La Bestia uccide a sangue freddo (Les Insatisfaites poupées érotiques du Pr. Hichcock), Fernando Di Leo, 1971
Un genre de huis clos centré sur une incroyable baraque qui ressemble autant à un asile psychiatrique pour jeunes femmes instables que moi je ressemble à Greta Garbo. La décoration de style médiéval présente ainsi un catalogue d'armes tout à fait à leur place dans ce genre d'établissement (hache, arbalète, épée, hallebarde et vierge de fer à tous les étages). Les docteurs sont d'une compétence douteuse, et on sent que le temps de tournage de Klaus Kinski a été compté, l'acteur donnant vraiment l'impression d'attendre avec impatience mais sans implication le moment de toucher sa paye. Di Leo propose ici un giallo aux rebondissements bien inconséquents, avec des archétypes de personnages névrosés qui donneront chacun lieu à des situations pittoresques : la nympho, l'agoraphobe, la suicidaire, la meurtrière. Il faut noter que ces pensionnaires sont toutes évidemment superbes, et j'ai gentiment craqué sur l'infirmière rousse lesbienne interprétée par Monica Strebel. L'ambition érotique du film est peut-être l'aspect le plus convaincant, via quelques scènes d'amour et de caresses pour le coup véritablement belles et sensuelles, dotées d'une très jolie musique mélancolique.

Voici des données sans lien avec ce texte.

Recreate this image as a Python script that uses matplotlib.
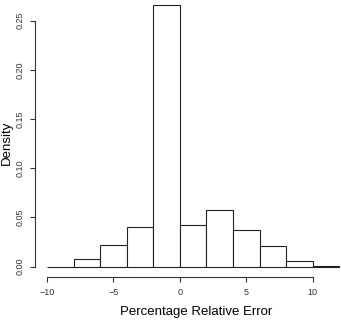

C'est dans sa deuxième partie que le film commence vraiment à délirer, au cours d'une nuit interminable à la temporalité aberrante. Tantôt on a l'impression que la maison est déserte et que tout le monde est couché depuis longtemps, ce qui permet au tueur de roder tranquillou. Et tantôt il semble qu'il règne une grande activité avec les malades et les infirmiers tout habillés et prêts à surgir au moindre hurlement. Di Leo a du se rendre compte que son scenar manquait un peu de corps, et il se rattrape alors sur la mise en scène et le montage, proposant des plans souvent farfelus et des raccords brutaux assez inspirés. Il s'amuse à mettre le spectateur sur une fausse piste, en nous poussant à identifier le tueur en Kinski. Bref un film qui semble à la fois suivre les codes d'un genre tout en s'en contrefoutant ouvertement, pas flippant pour un sou mais finalement très amusant et qui fait passer un excellent moment.




Addio Zio Tom (Les Négriers), Gualtiero Jacopetti et Franco Prosperi, 1971
On passe au versant craspec du ciné bis italien avec cet indigne successeur d'Africa addio, précédent film des réalisateurs Jacopetti et Prosperi, qui depuis leur séminal Mondo cane (1962) enchaînent les scandales à succès. J'ai découvert Addio zio Tom dans sa version française, assez radicalement charcutée de plusieurs dizaines de minutes par le distributeur. En l'état, demeure un ahurissant ovni filmique qui a pour prétention d'offrir un témoignage édifiant sur l'esclavage aux États-unis, son Histoire, ses méthodes et ses répercussions sur la société américaine d'aujourd'hui (enfin celle des 70's et de la lutte pour les droits civiques). Le résultat est d'autant plus impressionnant que c'est tout le contraire d'une petite production fauchée : figurants en pagaille, décors gigantesques et réalisme démentiel de la reconstitution, avec un tournage en Haïti qui a pu profiter des ressources mises à disposition par le dictateur Papa Doc. On est sans cesse partagé entre le dégoût des horreurs réelles de la traite des Noirs et la complaisance putassière des réalisateurs qui relève pleinement de ce cinéma d'exploitation où le voyeurisme se pare hypocritement d'une caution morale. En particulier — on s'en sera douté — dès lors qu'il s'agira de dénoncer l'esclavagisme sexuel (mais pas que).

Les raccords avec la société contemporaine, dans la version française, sont assez gratinés eux aussi, montrant la population Noire désormais socialement intégrée mais ayant honteusement oblitéré son histoire, donc soit-disant ayant totalement perdu ses valeurs. Le film se montre ainsi impitoyablement critique vis-à-vis de la société américaine, via un discours abusivement caricatural qui laisse le spectateur suffoqué par tant d'audaces et d'inconséquence. Par bien des aspects, l'atmosphère lourde et dérangeante qui plane sur ce film n'est pas sans évoquer le Mandingo réalisé quatre ans plus tard par Richard Fleischer.